Archeology

Marcavalle Returns as an Important, Active Archeological Site

Underneath the city of Cuzco are layers and layers of the past, a past that extends back long before the Incas. In each street and each district their are particular pieces of the past, some seeming to go back further than others.

One site, critical for grasping the history of the Valley of Cuzco, is that of Marcavalle, currently a suburb for journalists and the site of a rehabilitation center for youths. Archeologists have long bemoaned the growth of the city of this site, since the construction of new buildings and gardens destroys the evidence of the settlement and development of the Valley of the Huatanay in which Cuzco sits.

In Marcavalle archeologists found evidence of people increasingly settling down and eating ever more domesticated food. It marks a very important period that is called the Middle Formative and dates back to some 3,500 years ago.
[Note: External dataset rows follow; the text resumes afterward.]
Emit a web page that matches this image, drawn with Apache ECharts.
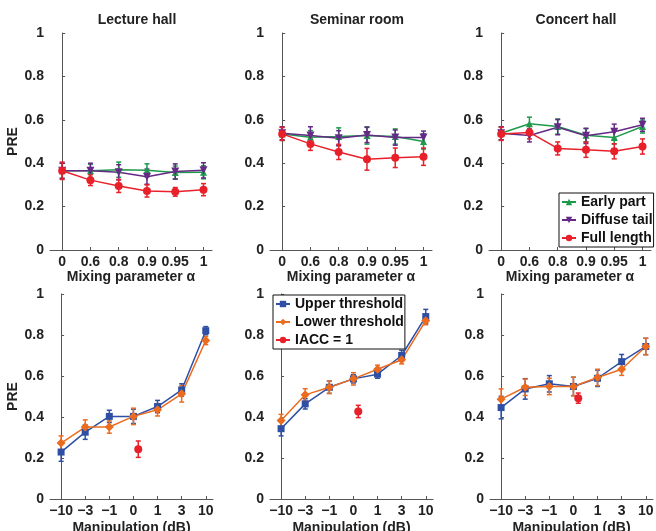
<!DOCTYPE html>
<html>
<head>
<meta charset="utf-8">
<script src="https://cdn.jsdelivr.net/npm/echarts@6/dist/echarts.min.js"></script>
<style>
  html, body { margin: 0; padding: 0; background: #fff; }
  #chart { width: 656px; height: 531px; }
</style>
</head>
<body>
<div id="chart"></div>
<script>
// tick labels
var alphaLabels = ['0', '0.6', '0.8', '0.9', '0.95', '1'];
var dbLabels = ['\u221210', '\u22123', '\u22121', '0', '1', '3', '10'];
var roomTitles = ['Lecture hall', 'Seminar room', 'Concert hall'];

// top row: PRE vs mixing parameter
var lectureEarly = [0.365, 0.365, 0.37, 0.367, 0.357, 0.358];
var lectureDiffuse = [0.365, 0.365, 0.358, 0.338, 0.362, 0.367];
var lectureFull = [0.365, 0.322, 0.295, 0.272, 0.268, 0.278];
var seminarEarly = [0.535, 0.52, 0.523, 0.528, 0.523, 0.50];
var seminarDiffuse = [0.538, 0.528, 0.515, 0.53, 0.518, 0.518];
var seminarFull = [0.535, 0.489, 0.452, 0.418, 0.425, 0.43];
var concertEarly = [0.538, 0.582, 0.569, 0.529, 0.518, 0.569];
var concertDiffuse = [0.538, 0.528, 0.566, 0.526, 0.545, 0.577];
var concertFull = [0.535, 0.542, 0.468, 0.462, 0.455, 0.477];

var lectureEarlyErr = [0.035, 0.03, 0.035, 0.03, 0.03, 0.03];
var lectureDiffuseErr = [0.035, 0.035, 0.035, 0.035, 0.035, 0.035];
var lectureFullErr = [0.04, 0.025, 0.03, 0.028, 0.02, 0.028];
var seminarEarlyErr = [0.03, 0.03, 0.04, 0.04, 0.035, 0.035];
var seminarDiffuseErr = [0.03, 0.04, 0.035, 0.035, 0.035, 0.03];
var seminarFullErr = [0.03, 0.03, 0.035, 0.05, 0.045, 0.04];
var concertEarlyErr = [0.03, 0.03, 0.035, 0.03, 0.03, 0.03];
var concertDiffuseErr = [0.03, 0.03, 0.035, 0.035, 0.035, 0.03];
var concertFullErr = [0.03, 0.03, 0.03, 0.035, 0.035, 0.035];

// bottom row: PRE vs manipulation
var lectureUpper = [0.229, 0.326, 0.403, 0.403, 0.451, 0.532, 0.821];
var lectureLower = [0.273, 0.351, 0.351, 0.403, 0.435, 0.513, 0.773];
var seminarUpper = [0.343, 0.464, 0.545, 0.586, 0.609, 0.70, 0.89];
var seminarLower = [0.383, 0.508, 0.545, 0.586, 0.633, 0.679, 0.87];
var concertUpper = [0.446, 0.537, 0.562, 0.549, 0.589, 0.67, 0.744];
var concertLower = [0.487, 0.545, 0.549, 0.549, 0.593, 0.633, 0.744];
var iaccValues = [0.243, 0.427, 0.492];
var iaccPos = 3.2;

var lectureUpperErr = [0.045, 0.035, 0.03, 0.035, 0.03, 0.03, 0.02];
var lectureLowerErr = [0.035, 0.035, 0.03, 0.04, 0.03, 0.04, 0.02];
var seminarUpperErr = [0.035, 0.025, 0.03, 0.02, 0.02, 0.025, 0.035];
var seminarLowerErr = [0.03, 0.03, 0.03, 0.03, 0.02, 0.02, 0.02];
var concertUpperErr = [0.055, 0.05, 0.04, 0.045, 0.04, 0.035, 0.04];
var concertLowerErr = [0.05, 0.04, 0.04, 0.045, 0.04, 0.03, 0.04];
var iaccErr = [0.04, 0.03, 0.025];

var GREEN = '#1f9a4c', PURPLE = '#642a86', RED = '#e8202a', BLUE = '#2e4fa3', ORANGE = '#ec6c1f';
var FONT = 'Liberation Sans, Arial, sans-serif';

var chart = echarts.init(document.getElementById('chart'));

var topLefts = [50, 270, 489];
var botLefts = [50, 270, 490];
var grids = [], xAxes = [], yAxes = [], series = [], titles = [];

function pts(vals) {
  return vals.map(function (v, i) { return [i, v]; });
}
function errPts(vals, errs, xs) {
  return vals.map(function (v, i) { return [xs ? xs[i] : i, v - errs[i], v + errs[i]]; });
}

function errorSeries(idx, vals, errs, color, xs) {
  return {
    type: 'custom',
    xAxisIndex: idx, yAxisIndex: idx,
    silent: true,
    z: 1,
    encode: { x: 0, y: [1, 2] },
    data: errPts(vals, errs, xs),
    renderItem: function (params, api) {
      var top = api.coord([api.value(0), api.value(2)]);
      var bot = api.coord([api.value(0), api.value(1)]);
      var w = 2.5;
      var st = { stroke: color, lineWidth: 1.5 };
      return {
        type: 'group',
        children: [
          { type: 'line', shape: { x1: top[0], y1: top[1], x2: bot[0], y2: bot[1] }, style: st },
          { type: 'line', shape: { x1: top[0] - w, y1: top[1], x2: top[0] + w, y2: top[1] }, style: st },
          { type: 'line', shape: { x1: bot[0] - w, y1: bot[1], x2: bot[0] + w, y2: bot[1] }, style: st }
        ]
      };
    }
  };
}

function lineSeries(idx, name, vals, color, symbol, size, rotate) {
  return {
    type: 'line', name: name,
    xAxisIndex: idx, yAxisIndex: idx,
    data: pts(vals),
    symbol: symbol, symbolSize: size, symbolRotate: rotate || 0,
    itemStyle: { color: color },
    lineStyle: { color: color, width: 1.5 },
    z: 3
  };
}

function addPanel(idx, left, top, width, height, labels, xmin, xmax, xname, nameGap, showPre) {
  grids.push({ left: left, top: top, width: width, height: height, outerBoundsMode: 'none' });
  var ticks = labels.map(function (l, i) { return i; });
  xAxes.push({
    type: 'value', gridIndex: idx, min: xmin, max: xmax,
    splitLine: { show: false },
    axisLine: { lineStyle: { color: '#555', width: 1 } },
    axisTick: { inside: true, length: 3, customValues: ticks, lineStyle: { color: '#555' } },
    axisLabel: {
      customValues: ticks, color: '#222', fontFamily: FONT, fontWeight: 'bold', fontSize: 14, margin: 5,
      formatter: function (v) { return labels[Math.round(v)]; }
    },
    name: xname, nameLocation: 'middle', nameGap: nameGap,
    nameTextStyle: { color: '#222', fontFamily: FONT, fontWeight: 'bold', fontSize: 14 }
  });
  yAxes.push({
    type: 'value', gridIndex: idx, min: 0, max: 1, interval: 0.2,
    splitLine: { show: false },
    axisLine: { show: true, lineStyle: { color: '#555', width: 1 } },
    axisTick: { show: true, inside: true, length: 3, lineStyle: { color: '#555' } },
    axisLabel: { color: '#222', fontFamily: FONT, fontWeight: 'bold', fontSize: 14, margin: 6 },
    name: showPre ? 'PRE' : '', nameLocation: 'middle', nameGap: 27,
    nameTextStyle: { color: '#222', fontFamily: FONT, fontWeight: 'bold', fontSize: 14 }
  });
}

// top row
var topSets = [
  [lectureEarly, lectureDiffuse, lectureFull, lectureEarlyErr, lectureDiffuseErr, lectureFullErr],
  [seminarEarly, seminarDiffuse, seminarFull, seminarEarlyErr, seminarDiffuseErr, seminarFullErr],
  [concertEarly, concertDiffuse, concertFull, concertEarlyErr, concertDiffuseErr, concertFullErr]
];
topSets.forEach(function (s, k) {
  addPanel(k, topLefts[k], 33, 162, 217, alphaLabels, -0.43, 5.3, 'Mixing parameter \u03b1', 18, k === 0);
  titles.push({
    text: roomTitles[k], left: topLefts[k] + 82, top: 8, textAlign: 'center',
    textStyle: { color: '#222', fontFamily: FONT, fontWeight: 'bold', fontSize: 14 }
  });
  series.push(errorSeries(k, s[0], s[3], GREEN));
  series.push(errorSeries(k, s[1], s[4], PURPLE));
  series.push(errorSeries(k, s[2], s[5], RED));
  series.push(lineSeries(k, 'Early part', s[0], GREEN, 'triangle', 7));
  series.push(lineSeries(k, 'Diffuse tail', s[1], PURPLE, 'triangle', 8, 180));
  series.push(lineSeries(k, 'Full length', s[2], RED, 'circle', 8));
});

// bottom row
var botSets = [
  [lectureUpper, lectureLower, lectureUpperErr, lectureLowerErr],
  [seminarUpper, seminarLower, seminarUpperErr, seminarLowerErr],
  [concertUpper, concertLower, concertUpperErr, concertLowerErr]
];
botSets.forEach(function (s, k) {
  var idx = k + 3;
  addPanel(idx, botLefts[k], 294, 163, 205, dbLabels, -0.46, 6.3, 'Manipulation (dB)', 22, k === 0);
  series.push(errorSeries(idx, s[0], s[2], BLUE));
  series.push(errorSeries(idx, s[1], s[3], ORANGE));
  series.push(errorSeries(idx, [iaccValues[k]], [iaccErr[k]], RED, [iaccPos]));
  series.push(lineSeries(idx, 'Upper threshold', s[0], BLUE, 'rect', 7));
  series.push(lineSeries(idx, 'Lower threshold', s[1], ORANGE, 'diamond', 9));
  series.push({
    type: 'line', name: 'IACC = 1',
    xAxisIndex: idx, yAxisIndex: idx,
    data: [[iaccPos, iaccValues[k]]],
    symbol: 'circle', symbolSize: 8,
    itemStyle: { color: RED }, lineStyle: { color: RED, width: 1.5 },
    z: 3
  });
});

var legendText = { color: '#111', fontFamily: FONT, fontWeight: 'bold', fontSize: 14 };

chart.setOption({
  animation: false,
  backgroundColor: '#fff',
  title: titles,
  grid: grids,
  xAxis: xAxes,
  yAxis: yAxes,
  legend: [
    {
      data: ['Early part', 'Diffuse tail', 'Full length'],
      orient: 'vertical', left: 559, top: 193,
      itemWidth: 14, itemHeight: 8, itemGap: 4,
      padding: [2, 1, 2, 2],
      borderColor: '#111', borderWidth: 1, backgroundColor: '#fff',
      textStyle: legendText, selectedMode: false
    },
    {
      data: ['Upper threshold', 'Lower threshold', 'IACC = 1'],
      orient: 'vertical', left: 273, top: 295,
      itemWidth: 14, itemHeight: 8, itemGap: 4,
      padding: [2, 1, 2, 2],
      borderColor: '#111', borderWidth: 1, backgroundColor: '#fff',
      textStyle: legendText, selectedMode: false
    }
  ],
  series: series
});
</script>
</body>
</html>
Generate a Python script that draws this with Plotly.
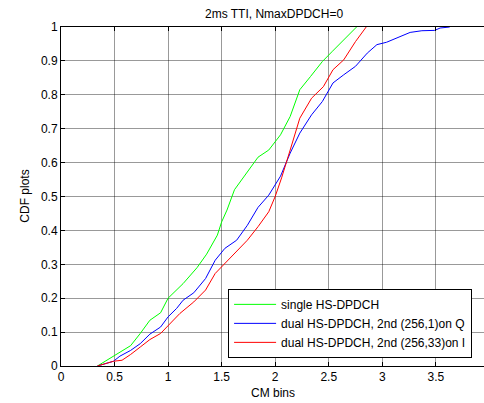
import plotly.graph_objects as go

single_x = [0.34, 0.49, 0.65, 0.74, 0.83, 0.93, 1.0, 1.14, 1.27, 1.36, 1.46, 1.50, 1.55, 1.62, 1.74, 1.84, 1.94, 2.05, 2.14, 2.23, 2.33, 2.44, 2.53, 2.64, 2.76]
single_y = [0.0, 0.03, 0.06, 0.096, 0.135, 0.157, 0.2, 0.243, 0.29, 0.33, 0.386, 0.425, 0.46, 0.52, 0.573, 0.616, 0.637, 0.682, 0.736, 0.815, 0.854, 0.898, 0.927, 0.962, 1.0]

dualq_x = [0.34, 0.49, 0.55, 0.65, 0.74, 0.83, 0.93, 1.0, 1.08, 1.14, 1.24, 1.35, 1.44, 1.53, 1.64, 1.74, 1.84, 1.94, 2.05, 2.14, 2.23, 2.34, 2.44, 2.54, 2.64, 2.75, 2.86, 2.95, 3.04, 3.17, 3.26, 3.37, 3.49, 3.54, 3.63]
dualq_y = [0.0, 0.014, 0.029, 0.046, 0.066, 0.094, 0.115, 0.145, 0.17, 0.194, 0.216, 0.258, 0.312, 0.347, 0.371, 0.415, 0.468, 0.504, 0.56, 0.628, 0.687, 0.741, 0.78, 0.835, 0.859, 0.884, 0.923, 0.948, 0.955, 0.972, 0.984, 0.989, 0.99, 0.997, 1.0]

duali_x = [0.34, 0.49, 0.57, 0.65, 0.74, 0.83, 0.93, 1.0, 1.11, 1.24, 1.35, 1.44, 1.53, 1.64, 1.74, 1.84, 1.94, 2.0, 2.06, 2.14, 2.23, 2.34, 2.45, 2.54, 2.64, 2.75, 2.85]
duali_y = [0.0, 0.014, 0.017, 0.034, 0.056, 0.078, 0.096, 0.12, 0.155, 0.189, 0.224, 0.273, 0.303, 0.337, 0.371, 0.411, 0.455, 0.5, 0.555, 0.637, 0.731, 0.79, 0.824, 0.874, 0.903, 0.957, 1.0]

x_ticks = [0, 0.5, 1, 1.5, 2, 2.5, 3, 3.5]
x_ticklabels = ["0", "0.5", "1", "1.5", "2", "2.5", "3", "3.5"]
y_ticks = [0, 0.1, 0.2, 0.3, 0.4, 0.5, 0.6, 0.7, 0.8, 0.9, 1]
y_ticklabels = ["0", "0.1", "0.2", "0.3", "0.4", "0.5", "0.6", "0.7", "0.8", "0.9", "1"]

FONT = "Liberation Sans, Arial, sans-serif"

fig = go.Figure()
fig.add_trace(go.Scatter(x=single_x, y=single_y, mode="lines", name="single HS-DPDCH",
                         line=dict(color="#00ff00", width=1)))
fig.add_trace(go.Scatter(x=dualq_x, y=dualq_y, mode="lines", name="dual HS-DPDCH, 2nd (256,1)on Q",
                         line=dict(color="#0000ff", width=1)))
fig.add_trace(go.Scatter(x=duali_x, y=duali_y, mode="lines", name="dual HS-DPDCH, 2nd (256,33)on I",
                         line=dict(color="#ff0000", width=1)))

grid = "rgba(0,0,0,0.4)"
fig.update_layout(
    width=484, height=403,
    margin=dict(l=61, r=0, t=27, b=37),
    paper_bgcolor="white", plot_bgcolor="white",
    font=dict(family=FONT, size=12, color="black"),
    showlegend=True,
    legend=dict(x=0.395, y=(366 - 289) / 338.4, xanchor="left", yanchor="top",
                bgcolor="white", bordercolor="black", borderwidth=1,
                font=dict(family=FONT, size=12, color="black"),
                itemwidth=42, tracegroupgap=0),
    xaxis=dict(range=[0, 3.95], tickvals=x_ticks, ticktext=x_ticklabels,
               ticks="inside", ticklen=4, tickcolor="black",
               showline=True, linecolor="black", linewidth=1, mirror="ticks",
               showgrid=True, gridcolor=grid, gridwidth=1, zeroline=False,
               tickfont=dict(size=12)),
    yaxis=dict(range=[0, 1], tickvals=y_ticks, ticktext=y_ticklabels,
               ticks="inside", ticklen=4, tickcolor="black",
               showline=True, linecolor="black", linewidth=1, mirror=False,
               showgrid=True, gridcolor=grid, gridwidth=1, zeroline=False,
               tickfont=dict(size=12)),
    annotations=[
        dict(text="2ms TTI, NmaxDPDCH=0", xref="paper", yref="paper",
             x=(274 - 61) / 423, y=1, yshift=13, showarrow=False,
             xanchor="center", yanchor="middle", font=dict(size=12)),
        dict(text="CM bins", xref="paper", yref="paper",
             x=(273 - 61) / 423, y=0, yshift=-27, showarrow=False,
             xanchor="center", yanchor="middle", font=dict(size=12)),
        dict(text="CDF plots", xref="paper", yref="paper",
             x=0, xshift=-36, y=(366 - 197) / 338.4, showarrow=False,
             textangle=-90, xanchor="center", yanchor="middle", font=dict(size=12)),
    ],
)

fig.write_html("out.html")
Marcavalle is where archeologists discovered the villages in which people gathered and lived their lives.

Marcavalle Excavation (Photo: Victor Zea)
Marcavalle Excavation (Photo: Victor Zea)

As a result, the name of the site has come to represent this important period that corresponds to the rise of high civilization in nearby areas, such as on Lake Titicaca. Marcavalle was evidently drawn into the sphere of influence of the Lake through trade.

Bruce Bauer describes the growth of the villages and their society as follows:

The Middle Formative Phase in the valley is represented by a series of undifferentiated settlements, which began as hamlets and grew increasingly important through time. We can speculate that these villages would have had leaders (so-called Big Men), whose positions of authority were highly unstable. Particularly successful leader may have gained considerable authority over their lifetime. Repetitively successful individuals, family groups, or lineages would have given rise to the beginning of ranked village societies through this long period.

 

Studying Marcavalle Remains (Photo: Victor Zea)
Studying Marcavalle Remains (Photo: Victor Zea)

Bauer quotes Karen Mohr Chavez, one of the archeologists who have worked at the site in her description of the villages.

While each village, including Marcavalle, was likely relatively self sufficient, each developed its own local specialties, as the restrictions accompanying sedentism limited direct or easy access to resources . . . . No direct evidence was found to indicate social stratification, or craft specialization based on principles other than age or sex.

Although archeologists and other scholars have worked to save the site, it now lies almost entirely under the city. Bauer simply says it is “now nearly destroyed”.

Thus, it was with some surprise that a discovery of new funerary remains from Marcavalle hit the news wires earlier this month.

Rehabilitation Center Excavation (Photo: Ministry of Culture)
Rehabilitation Center Excavation (Photo: Ministry of Culture)

The Dirección Desconcentrada de Cultura de Cusco announced that an excavation within the rehabilitation center discovered “a rustic, semicircular wall, pottery, stone and obsidian proyectile points,” as well as skeletal material from two adults, an infant, and two adolescents.

Other reports trumpet that the skeletons are the first complete finds of the Formative Period in more than fifty years of research.

The skeletons are said to have beaded necklaces and bracelets. “Also found were thousands of ceramic fragments decorated with human faces and figures of animals in Marcavalle style; obsidian tools; and camelid, deer, and rodent bones.”  The animal bones probably represent food sources.

“The excavated area may have been a domestic space which was probably then used for burials.”

Within the precincts of the Rehabilitation center, archeologists report there may be some twenty sites worthy of excavation.

The story of Marcavalle and its contributions to understanding Cuzco’s history is far from over, despite urbanization and its destruction of archeological evidence.